President Obama met with Russian President Dmitry Medvedev today. In their press conference, they talked about Afghanistan, an upcoming G-20 summit, and the World Trade Organization. What they should have discussed also is whether Moscow has the courage to lead Russia into a truly prosperous and democratic future.
Based on a recent meeting I had with Mr. Medvedev, I’m not sure it is.
In Moscow last month, I participated in a symposium on cultural values, cultural change, and economic development dedicated to the memory of Harvard political scientist Samuel Huntington. I left with a strong sense that Russia is at a crossroads. Will it accept the mediocrity of continuing as a Second-World nation, or will it adopt the conditions to become a First-World power?
I essentially put that question directly to Medvedev at his residence. I distributed a chart about Russia (click on the graphic titled "Where Russia lags" at left) and expressed my belief that the indicators were rooted in cultural factors.
The table consists of five indicators of progress that cover political, social, and economic development. I had chosen the four countries to contrast with Russia for the following reasons:
•Finland, because it is among the Nordic countries, which, by these five indicators as well as many more that I have reviewed, are the champions of progress toward the goals established by the United Nations Universal Declaration of Human Rights: democratic governance, social justice, and an end to poverty.

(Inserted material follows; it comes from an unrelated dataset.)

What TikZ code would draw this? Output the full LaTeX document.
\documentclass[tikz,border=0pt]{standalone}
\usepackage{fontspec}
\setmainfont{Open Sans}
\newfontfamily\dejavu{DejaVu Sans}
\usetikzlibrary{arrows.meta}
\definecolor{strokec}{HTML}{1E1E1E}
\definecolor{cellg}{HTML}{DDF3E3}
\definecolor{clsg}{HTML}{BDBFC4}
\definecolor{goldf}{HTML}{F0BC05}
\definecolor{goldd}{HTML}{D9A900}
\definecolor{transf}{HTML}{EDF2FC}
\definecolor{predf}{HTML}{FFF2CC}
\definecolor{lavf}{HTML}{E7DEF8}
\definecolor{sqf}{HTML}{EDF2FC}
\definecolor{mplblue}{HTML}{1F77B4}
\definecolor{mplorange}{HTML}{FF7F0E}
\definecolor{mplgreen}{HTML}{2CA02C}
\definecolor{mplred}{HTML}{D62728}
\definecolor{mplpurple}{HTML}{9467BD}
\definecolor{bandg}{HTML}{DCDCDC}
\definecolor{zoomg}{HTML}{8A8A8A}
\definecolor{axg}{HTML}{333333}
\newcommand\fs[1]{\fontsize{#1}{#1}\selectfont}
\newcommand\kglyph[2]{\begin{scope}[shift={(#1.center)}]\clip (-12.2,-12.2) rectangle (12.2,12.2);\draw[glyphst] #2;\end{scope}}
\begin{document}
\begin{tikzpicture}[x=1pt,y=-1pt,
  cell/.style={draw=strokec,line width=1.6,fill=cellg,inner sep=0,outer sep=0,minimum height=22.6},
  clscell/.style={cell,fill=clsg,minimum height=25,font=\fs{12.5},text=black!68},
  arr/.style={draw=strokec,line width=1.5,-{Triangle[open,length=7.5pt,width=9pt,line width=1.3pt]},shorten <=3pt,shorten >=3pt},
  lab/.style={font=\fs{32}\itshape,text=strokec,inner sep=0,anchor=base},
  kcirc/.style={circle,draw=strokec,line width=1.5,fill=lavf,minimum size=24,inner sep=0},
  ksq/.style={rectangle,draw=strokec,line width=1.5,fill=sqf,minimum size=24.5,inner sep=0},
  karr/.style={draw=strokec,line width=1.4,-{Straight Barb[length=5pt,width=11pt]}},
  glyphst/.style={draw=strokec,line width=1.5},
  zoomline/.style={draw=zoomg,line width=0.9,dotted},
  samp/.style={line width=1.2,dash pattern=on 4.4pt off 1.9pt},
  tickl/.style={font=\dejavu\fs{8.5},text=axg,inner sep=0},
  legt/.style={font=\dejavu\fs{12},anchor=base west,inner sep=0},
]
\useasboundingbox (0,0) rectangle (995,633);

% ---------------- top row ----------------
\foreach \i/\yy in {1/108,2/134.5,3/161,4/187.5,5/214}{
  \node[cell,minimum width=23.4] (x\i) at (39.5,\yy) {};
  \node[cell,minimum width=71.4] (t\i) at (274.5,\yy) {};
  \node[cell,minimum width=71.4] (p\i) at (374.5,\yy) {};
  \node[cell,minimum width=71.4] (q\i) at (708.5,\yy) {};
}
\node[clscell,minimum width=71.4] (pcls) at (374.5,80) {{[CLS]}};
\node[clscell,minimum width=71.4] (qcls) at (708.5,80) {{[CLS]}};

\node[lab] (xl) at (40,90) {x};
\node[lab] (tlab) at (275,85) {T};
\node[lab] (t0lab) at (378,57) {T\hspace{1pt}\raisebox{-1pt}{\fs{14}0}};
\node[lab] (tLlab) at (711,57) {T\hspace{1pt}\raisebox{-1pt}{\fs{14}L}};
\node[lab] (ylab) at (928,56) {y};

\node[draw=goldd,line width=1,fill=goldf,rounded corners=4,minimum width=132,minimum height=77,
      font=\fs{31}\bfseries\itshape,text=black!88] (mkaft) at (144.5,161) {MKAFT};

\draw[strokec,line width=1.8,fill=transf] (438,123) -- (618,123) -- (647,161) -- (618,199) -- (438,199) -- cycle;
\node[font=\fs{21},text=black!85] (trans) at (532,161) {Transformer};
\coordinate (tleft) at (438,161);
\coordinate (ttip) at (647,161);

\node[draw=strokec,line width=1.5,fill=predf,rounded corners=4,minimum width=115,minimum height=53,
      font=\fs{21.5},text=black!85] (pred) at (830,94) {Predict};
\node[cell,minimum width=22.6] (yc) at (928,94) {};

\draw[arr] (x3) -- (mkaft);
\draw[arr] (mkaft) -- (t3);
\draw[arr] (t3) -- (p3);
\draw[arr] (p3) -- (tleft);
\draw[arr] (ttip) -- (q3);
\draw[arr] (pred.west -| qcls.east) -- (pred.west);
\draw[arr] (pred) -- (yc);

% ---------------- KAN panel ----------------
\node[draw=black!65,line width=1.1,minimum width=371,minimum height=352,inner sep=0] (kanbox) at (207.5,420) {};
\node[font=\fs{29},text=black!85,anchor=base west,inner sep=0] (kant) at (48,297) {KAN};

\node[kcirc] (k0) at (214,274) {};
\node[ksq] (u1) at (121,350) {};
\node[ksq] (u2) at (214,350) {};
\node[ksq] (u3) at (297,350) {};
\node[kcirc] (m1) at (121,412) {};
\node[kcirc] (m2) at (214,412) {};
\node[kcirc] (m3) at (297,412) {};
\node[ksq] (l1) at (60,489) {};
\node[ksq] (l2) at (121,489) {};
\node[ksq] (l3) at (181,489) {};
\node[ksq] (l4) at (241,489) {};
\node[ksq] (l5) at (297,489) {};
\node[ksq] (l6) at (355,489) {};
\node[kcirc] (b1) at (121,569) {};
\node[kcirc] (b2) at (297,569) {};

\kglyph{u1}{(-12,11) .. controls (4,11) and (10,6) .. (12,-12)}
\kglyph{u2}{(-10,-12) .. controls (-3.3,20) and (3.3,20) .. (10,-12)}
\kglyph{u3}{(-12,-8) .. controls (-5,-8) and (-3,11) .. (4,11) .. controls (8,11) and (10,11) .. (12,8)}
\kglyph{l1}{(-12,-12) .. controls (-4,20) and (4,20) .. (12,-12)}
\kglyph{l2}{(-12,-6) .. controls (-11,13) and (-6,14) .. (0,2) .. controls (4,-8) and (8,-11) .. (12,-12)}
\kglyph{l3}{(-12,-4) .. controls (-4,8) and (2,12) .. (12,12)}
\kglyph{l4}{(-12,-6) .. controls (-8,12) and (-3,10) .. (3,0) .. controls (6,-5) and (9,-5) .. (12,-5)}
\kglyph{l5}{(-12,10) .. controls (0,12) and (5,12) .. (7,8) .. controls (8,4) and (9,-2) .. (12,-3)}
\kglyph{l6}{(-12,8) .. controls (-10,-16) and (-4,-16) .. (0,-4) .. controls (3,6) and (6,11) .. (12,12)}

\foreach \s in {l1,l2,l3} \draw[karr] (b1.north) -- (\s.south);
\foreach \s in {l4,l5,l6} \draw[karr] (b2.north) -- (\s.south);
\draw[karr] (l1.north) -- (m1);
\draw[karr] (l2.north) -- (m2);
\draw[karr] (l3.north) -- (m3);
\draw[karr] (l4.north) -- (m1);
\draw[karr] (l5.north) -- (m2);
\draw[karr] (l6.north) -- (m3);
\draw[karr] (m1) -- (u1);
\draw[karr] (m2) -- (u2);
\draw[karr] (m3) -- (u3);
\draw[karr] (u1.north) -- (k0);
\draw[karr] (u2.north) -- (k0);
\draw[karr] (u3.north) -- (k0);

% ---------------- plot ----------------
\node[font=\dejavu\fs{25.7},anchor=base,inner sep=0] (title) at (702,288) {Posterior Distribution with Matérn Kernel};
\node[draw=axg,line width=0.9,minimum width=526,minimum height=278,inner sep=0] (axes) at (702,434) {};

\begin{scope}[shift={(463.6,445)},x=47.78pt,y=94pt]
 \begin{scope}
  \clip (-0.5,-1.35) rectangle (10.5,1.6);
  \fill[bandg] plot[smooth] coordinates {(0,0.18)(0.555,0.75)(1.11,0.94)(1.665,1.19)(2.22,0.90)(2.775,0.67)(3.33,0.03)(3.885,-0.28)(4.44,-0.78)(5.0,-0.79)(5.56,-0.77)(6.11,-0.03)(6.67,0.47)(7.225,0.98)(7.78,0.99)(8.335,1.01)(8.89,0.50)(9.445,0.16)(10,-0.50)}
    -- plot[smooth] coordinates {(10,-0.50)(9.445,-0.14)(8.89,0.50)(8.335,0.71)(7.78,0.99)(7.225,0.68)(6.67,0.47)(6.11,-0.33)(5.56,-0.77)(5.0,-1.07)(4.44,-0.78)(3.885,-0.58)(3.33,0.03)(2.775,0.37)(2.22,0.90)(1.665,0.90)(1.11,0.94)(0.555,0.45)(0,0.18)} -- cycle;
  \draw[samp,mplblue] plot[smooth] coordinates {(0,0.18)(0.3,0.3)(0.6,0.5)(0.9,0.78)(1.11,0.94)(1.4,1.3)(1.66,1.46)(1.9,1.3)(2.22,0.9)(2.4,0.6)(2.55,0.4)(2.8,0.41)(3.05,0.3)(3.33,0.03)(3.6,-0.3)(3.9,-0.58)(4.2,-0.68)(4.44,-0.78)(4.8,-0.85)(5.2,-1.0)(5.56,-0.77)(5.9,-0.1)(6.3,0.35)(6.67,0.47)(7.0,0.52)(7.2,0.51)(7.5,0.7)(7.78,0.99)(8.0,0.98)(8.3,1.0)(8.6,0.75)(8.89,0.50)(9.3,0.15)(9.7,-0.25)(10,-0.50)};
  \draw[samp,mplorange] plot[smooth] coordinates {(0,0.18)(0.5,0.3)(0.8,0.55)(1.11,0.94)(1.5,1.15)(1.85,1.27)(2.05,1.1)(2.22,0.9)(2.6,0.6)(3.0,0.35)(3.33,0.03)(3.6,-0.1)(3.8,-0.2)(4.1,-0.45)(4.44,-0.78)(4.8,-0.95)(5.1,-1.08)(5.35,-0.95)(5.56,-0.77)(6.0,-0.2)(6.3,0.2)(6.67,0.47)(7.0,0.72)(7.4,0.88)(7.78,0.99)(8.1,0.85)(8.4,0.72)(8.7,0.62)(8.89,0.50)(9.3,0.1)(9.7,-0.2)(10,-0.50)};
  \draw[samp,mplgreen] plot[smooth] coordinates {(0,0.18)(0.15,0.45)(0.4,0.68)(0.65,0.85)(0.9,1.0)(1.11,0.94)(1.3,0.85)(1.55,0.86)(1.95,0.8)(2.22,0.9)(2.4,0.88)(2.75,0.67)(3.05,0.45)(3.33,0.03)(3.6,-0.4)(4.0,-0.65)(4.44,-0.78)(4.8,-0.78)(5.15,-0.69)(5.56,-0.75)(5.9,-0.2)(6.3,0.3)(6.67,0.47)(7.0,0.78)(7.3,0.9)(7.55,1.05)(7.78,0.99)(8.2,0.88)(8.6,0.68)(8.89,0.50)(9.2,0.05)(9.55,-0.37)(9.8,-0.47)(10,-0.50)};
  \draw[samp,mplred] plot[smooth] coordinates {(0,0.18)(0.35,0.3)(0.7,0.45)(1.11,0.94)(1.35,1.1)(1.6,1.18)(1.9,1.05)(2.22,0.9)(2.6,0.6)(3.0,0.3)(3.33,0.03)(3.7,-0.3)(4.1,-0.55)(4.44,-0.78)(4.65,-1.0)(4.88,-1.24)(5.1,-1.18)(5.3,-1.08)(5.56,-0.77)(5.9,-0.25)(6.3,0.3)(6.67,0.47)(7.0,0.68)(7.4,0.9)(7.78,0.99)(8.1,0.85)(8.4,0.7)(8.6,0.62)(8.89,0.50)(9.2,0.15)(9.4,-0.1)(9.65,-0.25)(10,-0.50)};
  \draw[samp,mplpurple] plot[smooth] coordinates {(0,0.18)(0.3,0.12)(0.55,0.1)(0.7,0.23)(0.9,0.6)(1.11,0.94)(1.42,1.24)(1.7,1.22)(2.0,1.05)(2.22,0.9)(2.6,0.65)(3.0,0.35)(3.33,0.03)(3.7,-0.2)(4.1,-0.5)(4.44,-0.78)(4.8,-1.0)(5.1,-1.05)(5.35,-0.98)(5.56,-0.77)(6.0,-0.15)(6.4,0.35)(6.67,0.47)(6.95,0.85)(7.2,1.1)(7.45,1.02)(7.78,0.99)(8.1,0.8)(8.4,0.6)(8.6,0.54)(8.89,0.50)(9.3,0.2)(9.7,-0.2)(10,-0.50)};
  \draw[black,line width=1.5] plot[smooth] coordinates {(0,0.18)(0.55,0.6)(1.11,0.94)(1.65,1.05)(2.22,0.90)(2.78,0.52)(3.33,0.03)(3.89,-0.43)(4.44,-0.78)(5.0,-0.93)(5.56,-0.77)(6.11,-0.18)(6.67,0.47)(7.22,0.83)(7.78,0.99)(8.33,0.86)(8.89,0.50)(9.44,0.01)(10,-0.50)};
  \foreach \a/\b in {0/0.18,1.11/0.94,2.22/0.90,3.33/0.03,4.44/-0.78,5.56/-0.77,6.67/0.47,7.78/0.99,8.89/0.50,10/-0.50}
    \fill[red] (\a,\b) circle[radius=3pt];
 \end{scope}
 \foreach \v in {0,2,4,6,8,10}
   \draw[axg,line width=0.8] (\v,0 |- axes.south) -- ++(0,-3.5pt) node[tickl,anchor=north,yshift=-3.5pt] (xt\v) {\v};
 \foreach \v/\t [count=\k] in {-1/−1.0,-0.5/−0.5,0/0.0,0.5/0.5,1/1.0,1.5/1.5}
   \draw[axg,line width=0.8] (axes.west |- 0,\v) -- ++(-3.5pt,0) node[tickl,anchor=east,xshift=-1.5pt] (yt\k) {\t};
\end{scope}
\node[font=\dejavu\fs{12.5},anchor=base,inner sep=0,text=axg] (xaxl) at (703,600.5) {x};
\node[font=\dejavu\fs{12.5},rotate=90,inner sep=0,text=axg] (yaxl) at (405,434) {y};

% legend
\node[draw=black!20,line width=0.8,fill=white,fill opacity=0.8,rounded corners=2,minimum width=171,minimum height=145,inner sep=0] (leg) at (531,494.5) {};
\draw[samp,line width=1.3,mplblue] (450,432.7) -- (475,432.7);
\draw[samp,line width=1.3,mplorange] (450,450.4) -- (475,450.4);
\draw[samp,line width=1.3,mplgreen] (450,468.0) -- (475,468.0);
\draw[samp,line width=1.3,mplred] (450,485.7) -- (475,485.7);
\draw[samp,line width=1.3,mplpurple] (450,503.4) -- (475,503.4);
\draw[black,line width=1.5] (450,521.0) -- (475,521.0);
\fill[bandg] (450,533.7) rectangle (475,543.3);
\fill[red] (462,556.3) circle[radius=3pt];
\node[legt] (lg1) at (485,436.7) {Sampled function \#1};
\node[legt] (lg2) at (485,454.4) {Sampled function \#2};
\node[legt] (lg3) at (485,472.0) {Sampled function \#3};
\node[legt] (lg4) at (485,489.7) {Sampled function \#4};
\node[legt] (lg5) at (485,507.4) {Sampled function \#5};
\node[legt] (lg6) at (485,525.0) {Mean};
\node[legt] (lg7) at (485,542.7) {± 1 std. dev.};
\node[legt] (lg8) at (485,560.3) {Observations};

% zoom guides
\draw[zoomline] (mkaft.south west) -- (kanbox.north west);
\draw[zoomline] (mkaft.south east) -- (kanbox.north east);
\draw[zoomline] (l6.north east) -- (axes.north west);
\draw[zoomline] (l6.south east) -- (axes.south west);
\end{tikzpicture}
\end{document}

•The USA, because it is generally regarded as the world’s leader and was Russia’s cold war superpower rival.
•Israel, because many Russians have migrated there in recent years.
•Estonia, because it was a Soviet Socialist Republic. Like Israel and Balkans development superstar Slovenia, Estonia has just been invited to join the Organization for Economic Cooperation and Development, largely a First World club. Estonia’s progress as an independent country evokes the Nordic countries, with which it has cultural connections, including the Lutheran religion.

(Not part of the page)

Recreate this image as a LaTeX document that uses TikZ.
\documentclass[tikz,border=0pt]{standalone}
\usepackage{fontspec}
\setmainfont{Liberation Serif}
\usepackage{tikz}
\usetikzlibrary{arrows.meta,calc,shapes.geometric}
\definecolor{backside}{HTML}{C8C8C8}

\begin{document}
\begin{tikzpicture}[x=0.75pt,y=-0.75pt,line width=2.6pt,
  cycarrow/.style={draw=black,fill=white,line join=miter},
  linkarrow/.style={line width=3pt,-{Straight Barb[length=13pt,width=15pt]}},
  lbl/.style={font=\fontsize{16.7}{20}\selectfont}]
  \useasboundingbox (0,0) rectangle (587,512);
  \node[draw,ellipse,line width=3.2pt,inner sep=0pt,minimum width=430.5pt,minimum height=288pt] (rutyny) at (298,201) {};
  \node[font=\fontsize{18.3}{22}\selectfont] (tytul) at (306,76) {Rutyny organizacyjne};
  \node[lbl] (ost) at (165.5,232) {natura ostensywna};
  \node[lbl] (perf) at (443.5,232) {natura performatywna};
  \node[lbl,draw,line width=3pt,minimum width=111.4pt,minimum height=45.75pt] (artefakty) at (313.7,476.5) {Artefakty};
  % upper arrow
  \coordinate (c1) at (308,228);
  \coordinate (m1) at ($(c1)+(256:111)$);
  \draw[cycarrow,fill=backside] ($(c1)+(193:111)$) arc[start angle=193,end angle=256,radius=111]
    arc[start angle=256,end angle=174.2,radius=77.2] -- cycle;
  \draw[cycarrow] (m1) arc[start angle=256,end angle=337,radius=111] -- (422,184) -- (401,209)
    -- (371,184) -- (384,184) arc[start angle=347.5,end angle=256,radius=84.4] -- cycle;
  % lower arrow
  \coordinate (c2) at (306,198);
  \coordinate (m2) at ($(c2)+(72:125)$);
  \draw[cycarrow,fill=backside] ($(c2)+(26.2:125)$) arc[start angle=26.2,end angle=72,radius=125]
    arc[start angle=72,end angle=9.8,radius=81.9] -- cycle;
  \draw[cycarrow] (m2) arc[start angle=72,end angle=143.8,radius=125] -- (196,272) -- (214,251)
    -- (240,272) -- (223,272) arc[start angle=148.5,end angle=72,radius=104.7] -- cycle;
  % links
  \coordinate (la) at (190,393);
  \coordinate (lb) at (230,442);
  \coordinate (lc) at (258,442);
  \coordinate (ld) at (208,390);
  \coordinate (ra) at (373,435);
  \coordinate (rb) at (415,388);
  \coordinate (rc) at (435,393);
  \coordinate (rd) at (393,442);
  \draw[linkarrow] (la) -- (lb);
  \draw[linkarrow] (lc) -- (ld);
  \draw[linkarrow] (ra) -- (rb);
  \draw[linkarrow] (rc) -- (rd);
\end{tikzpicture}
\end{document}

Medvedev was not gratified by the table.
He commented first, that it was not comprehensive – there were other indicators where Russia would do better (I am not aware of any that would significantly alter the picture presented by the table); and second, that Russia’s identity was important to all Russians, and it shouldn’t have to change. I was tempted to reply that Russia’s “identity” might be the source of several obstacles to progress. But I concluded that I had expended my quota of controversy with the table.

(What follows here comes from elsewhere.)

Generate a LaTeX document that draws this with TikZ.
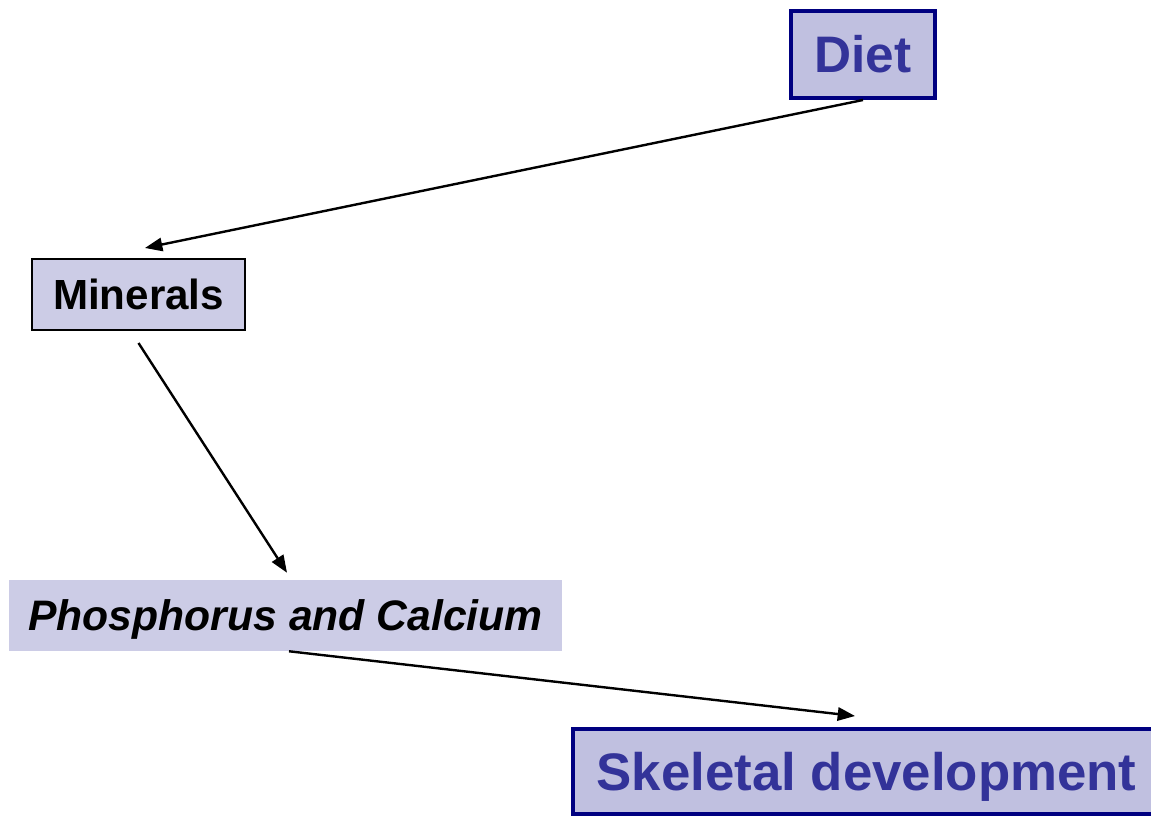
\documentclass[tikz,border=0pt]{standalone}
\usepackage{fontspec}
\setmainfont{Liberation Sans}
\usepackage{tikz}
\usetikzlibrary{arrows.meta}
\definecolor{navy}{RGB}{0,0,128}
\definecolor{lilac}{RGB}{192,192,224}
\definecolor{lilaclight}{RGB}{204,204,230}
\definecolor{inkblue}{RGB}{51,51,153}
\begin{document}
\begin{tikzpicture}[
  x=0.75pt, y=-0.75pt,
  box/.style={inner sep=0pt, text depth=0pt, align=center},
  major/.style={box, draw=navy, line width=3pt, fill=lilac, text=inkblue},
  minor/.style={box, draw=black, line width=1.5pt, fill=lilaclight},
  plain/.style={box, fill=lilaclight},
  flow/.style={-{Triangle[length=13pt, width=10pt]}, line width=1.8pt}
]
\useasboundingbox (0,0) rectangle (1151,816);
% --- boxes ---
\node[major, minimum width=108pt, minimum height=65.25pt, text height=27.6pt,
  font=\bfseries\fontsize{38.5}{44}\selectfont] (diet) at (863,54.5) {Diet};
\node[minor, minimum width=159.75pt, minimum height=53.25pt, text height=22.6pt,
  font=\bfseries\fontsize{31.6}{38}\selectfont] (minerals) at (138.5,294.5) {Minerals};
\node[plain, minimum width=414.75pt, minimum height=53.25pt, text height=22.9pt,
  font=\bfseries\itshape\fontsize{32}{38}\selectfont] (phoscal) at (285.5,615.5) {Phosphorus and Calcium};
\node[major, minimum width=440.25pt, minimum height=63.75pt, text height=28.4pt,
  font=\bfseries\fontsize{39.6}{46}\selectfont] (skeletal) at (866.5,771.5) {Skeletal development};
% --- arrows ---
\draw[flow] (diet.south) -- ([shift={(6.5,-10)}]minerals.north);
\draw[flow] ([shift={(0,12)}]minerals.south) -- ([shift={(1.5,-7)}]phoscal.north);
\draw[flow] ([shift={(3.5,0)}]phoscal.south) -- ([shift={(-11.5,-11)}]skeletal.north);
\end{tikzpicture}
\end{document}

Nobel Peace Prize winner and former Costa Rican President Oscar Arias followed with comments about his crusade to reduce spending on armaments, above all in the Third World. He pointed to Russia’s major role as an arms exporter. Once again, Medvedev appeared disquieted.
The collapse of communism has left Russia humiliated – it has lost its great power status and is on the sidelines watching as former ally and competitor China moves, apparently relentlessly, toward that status. Russia’s export profile looks like that of a Third World country, with the lion’s share of exports dependent on natural resource endowment, above all petroleum and natural gas. The country that beat the United States into space has been unable to produce an automobile of export quality – not to mention comparable shortfalls in creation of information technology.
In a period of national humiliation, one can well understand the intense concern expressed by the Russian leadership over the poor performance of Russian athletes in the recent Winter Olympics in Vancouver.
The low mark that Russia receives from Freedom House tends to confirm the frequent reports that one hears of abuse of power, corruption, absence of rule of law, and, in general, authoritarian administration of the country.
This impression is reinforced by the concentration of the media under the government. Nor can Russian democrats find any reassurance in the rumors of a Latin American-style switcheroo, with Vladimir Putin alternating – perhaps with Medvedev – between prime minister and president for the foreseeable future.
To be sure, the aura of authoritarianism that attaches to the current government is nowhere near as suffocating as was Soviet totalitarianism.
The extensive case study research of the Cultural Change Institute, which I direct at Tufts University’s Fletcher School, strongly suggests that when “identity” is a source of obstacles to progress, it must change if popular aspirations for progress are to be realized. Mikhail Gorbachev’s vision of a democratized, economically creative Russia is far more likely to bring Russia into First World abundance – and prestige – than leadership committed to recapturing Russia’s prestige through Second World authoritarianism.
Lawrence Harrison, director of the Cultural Change Institute at Tufts University's Fletcher School, is completing a new book, “Jews, Confucians, and Protestants: Cultural Capital, and the End of Multiculturalism.”